Once in a while, something happens in your life that not only reminds you of how important it is to live fully, but it also makes you appreciate everything you already have. Something like this happened to me last Friday, on an ordinary, quiet, sunny morning.
I was at my sewing machine when I suddenly felt a pain shoot through my abdomen, as if someone had just stabbed me in the belly. I fell off my chair into the fetal position on the floor. The pain was so paralyzing that I couldn’t walk, so my hubby rushed me off to the emergency room. I spent all day being poked and prodded when hours later an ultrasound revealed the source of my pain – a ruptured cyst on my ovary. I’d never experienced this issue before but apparently it’s common. You certainly wouldn’t know from the pain that this condition is no big deal.
I was relieved that it turned out to be nothing serious physically, but the daylong experience in the hospital really affected me on a deeper level. Since I very rarely visit the hospital, I often forget how blessed I am to be healthy. The whole incident placed me out of my element – in a bed surrounded by people with serious, sometimes chronic health problems. I had no choice but to catch a glimpse of their lives through the thin curtain that separated us.
By the time I received my diagnosis, the pain had subsided and I was discharged. I emerged from the hospital, feeling better than I ever have before. Even though on the outside I reappeared as my usual, healthy self, every cell of my body had been infiltrated with a new sense of gratitude. I was one hundred times more thankful for my health, my body, and everything in my life that my healthy body enables me to experience. The hospital had reminded me of my mortality, my fragility, and a philosophy that I try to live by but sometimes forget. The philosophy is, to “live like you are dying.”
Live Like You Are Dying (Because You Are)
The reason that we should live like we are dying is because in reality, we are.

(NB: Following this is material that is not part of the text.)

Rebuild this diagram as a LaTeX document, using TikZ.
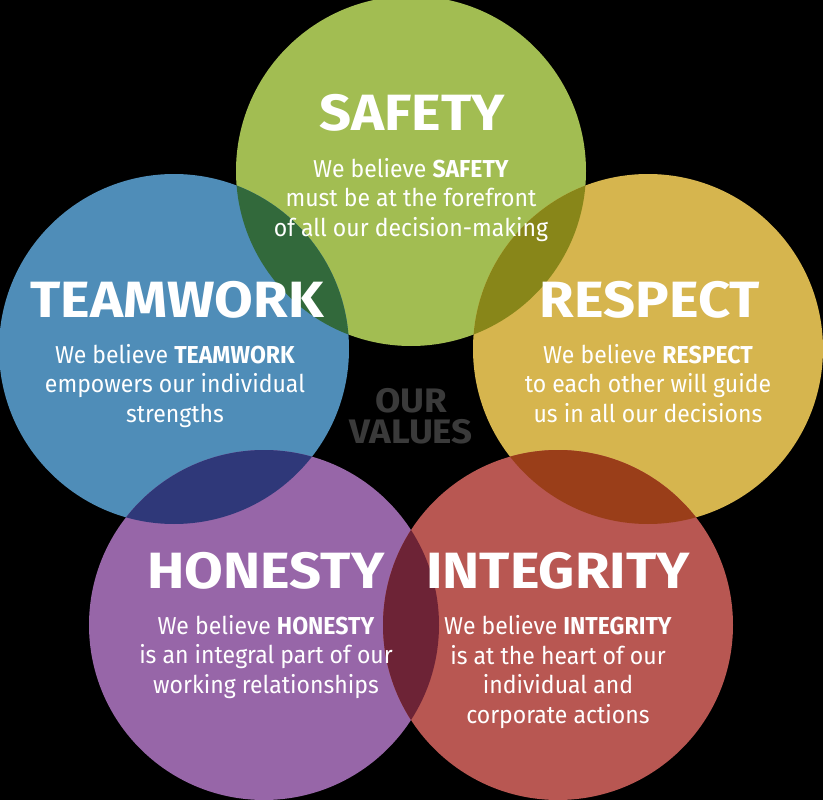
\documentclass[tikz,border=0pt]{standalone}
\usepackage{fontspec}
\setmainfont{Fira Sans}
\definecolor{cG}{HTML}{A2BD52}
\definecolor{cB}{HTML}{4F8DB8}
\definecolor{cY}{HTML}{D6B54E}
\definecolor{cP}{HTML}{9766A8}
\definecolor{cR}{HTML}{B85752}
\definecolor{cGB}{HTML}{32693B}
\definecolor{cGY}{HTML}{888619}
\definecolor{cBP}{HTML}{2F3879}
\definecolor{cYR}{HTML}{9A3E19}
\definecolor{cPR}{HTML}{6D2336}
\definecolor{cOV}{HTML}{3A3A3A}
\begin{document}
\begin{tikzpicture}[x=1pt,y=-1pt,
  title/.style={text=white,font=\bfseries\fontsize{51}{51}\selectfont,anchor=base,inner sep=0pt,xscale=1.1},
  body/.style={text=white,font=\fontsize{24.5}{29.5}\selectfont,align=center,anchor=base,inner sep=0pt,xscale=0.94},
  ourval/.style={text=cOV,font=\bfseries\fontsize{34}{31}\selectfont,align=center,anchor=base,inner sep=0pt,xscale=1.08},
]
\useasboundingbox (0,0) rectangle (823,800);
\fill[black] (0,0) rectangle (823,800);
\coordinate (cS) at (411,171);
\coordinate (cT) at (174,349);
\coordinate (cRe) at (648,349);
\coordinate (cH) at (264,625);
\coordinate (cI) at (558,625);
\begin{scope}
\clip (0,0) rectangle (823,800);
\fill[cG] (cS) circle (175pt);
\fill[cB] (cT) circle (175pt);
\fill[cY] (cRe) circle (175pt);
\fill[cP] (cH) circle (175pt);
\fill[cR] (cI) circle (175pt);
\begin{scope}\clip (cS) circle (175pt); \fill[cGB] (cT) circle (175pt);\end{scope}
\begin{scope}\clip (cS) circle (175pt); \fill[cGY] (cRe) circle (175pt);\end{scope}
\begin{scope}\clip (cT) circle (175pt); \fill[cBP] (cH) circle (175pt);\end{scope}
\begin{scope}\clip (cRe) circle (175pt); \fill[cYR] (cI) circle (175pt);\end{scope}
\begin{scope}\clip (cH) circle (175pt); \fill[cPR] (cI) circle (175pt);\end{scope}
\end{scope}
\node[title] (tS) at (412,131) {SAFETY};
\node[body] (bS) at (411,236) {We believe \textbf{SAFETY}\\must be at the forefront\\of all our decision-making};
\node[title] (tT) at (177,317) {TEAMWORK};
\node[body] (bT) at (175,422) {We believe \textbf{TEAMWORK}\\empowers our individual\\strengths};
\node[title] (tR) at (650,317) {RESPECT};
\node[body] (bR) at (648,422) {We believe \textbf{RESPECT}\\to each other will guide\\us in all our decisions};
\node[title] (tH) at (266,588) {HONESTY};
\node[body] (bH) at (266,693) {We believe \textbf{HONESTY}\\is an integral part of our\\working relationships};
\node[title] (tI) at (558,588) {INTEGRITY};
\node[body] (bI) at (558,723) {We believe \textbf{INTEGRITY}\\is at the heart of our\\individual and\\corporate actions};
\node[ourval] (ov) at (411,443) {OUR\\VALUES};
\end{tikzpicture}
\end{document}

No one is getting out of here alive. We assume that we have years and years left to experience Life on earth, but the truth is that we don’t know for sure. Life can suddenly alter even the best-laid plans… such as my case last Friday. Spending all day in the emergency room certainly wasn’t on my to-do list next to “pick up some bananas.” None of us really know for sure how long it will be until we toss in the hat… and it is possible that it could be tomorrow, next week, next month, or next year.
The intention behind sharing this philosophy isn’t to depress or scare you. It’s to inspire you to live more fully, deeply, and richly. If you knew you were going to die tomorrow, you would say the things you need to say. You would do the things you want to do. You would pursue your life purpose, even if you had a few months to follow it. You would immediately get your priorities straight.
Live in the Present
One of my favorite quotes is, “Man spends all his life climbing a ladder, only to find that when he gets to the top, it was up against the wrong wall.”
The reason that most of us don’t heed the advice to “live like we are dying” is because our minds are constantly in the future. We are never able to enjoy today to it’s fullest because we’re always preoccupied with tomorrow. It starts in public school, when we start to look forward to middle school. In middle school we can’t wait for high school; in high school we’re excited for college. College is spent preoccupied with planning our future career, and when we finally do get a job we focus all our energy climbing the corporate ladder. What’s at the top? Not much, if you didn’t enjoy the climb. If you live this way until you die, you’ll get to the end and wonder where your life went. Whoops! You forgot to live it.
When you live like you are dying, you live in the present, not the future. Remembering our mortality inspires us to live in present time, and appreciate every moment. We start to live the life we really want to live, not the one that’s been dictated to us by society or by our upbringing. When you live like you are dying, you remember what Life is all about.
If you began today to make decisions as though you only have a year or two to live, how would your life change?
• Would you stay in your current job? If not, what would you do instead?
• Would you stay in your current relationship? Create a new one?
• What battles would you choose to fight, if any?
• What would you do with your spare time?
• How many hours would you work / rest / play?
• How much time would you spend with your family?
• What would you choose to talk to your kids about?
• Could you finally forgive yourself? Others?
• Would those extra 5 or 10 pounds really matter?
• Would you watch “American Idol” or sit outside with a loved one and count the stars?
What if it was one of your loved ones who only had a limited amount of time on the planet? How would you treat them differently? What would you say to them on a daily basis? How would you spend your time together? Could you offer them your forgiveness? Those that hurt you only did so because they didn’t know any better. We are all just “victims of victims”, as Louise Hay likes to say.
Once again, I’m not trying to depress you… I’m trying to wake you up. When you decide to live like you are dying, you’ll live fully and richly with no regrets. You’ll live as you were meant to live: with awe, gratitude, and in daily remembrance of the wonder of life.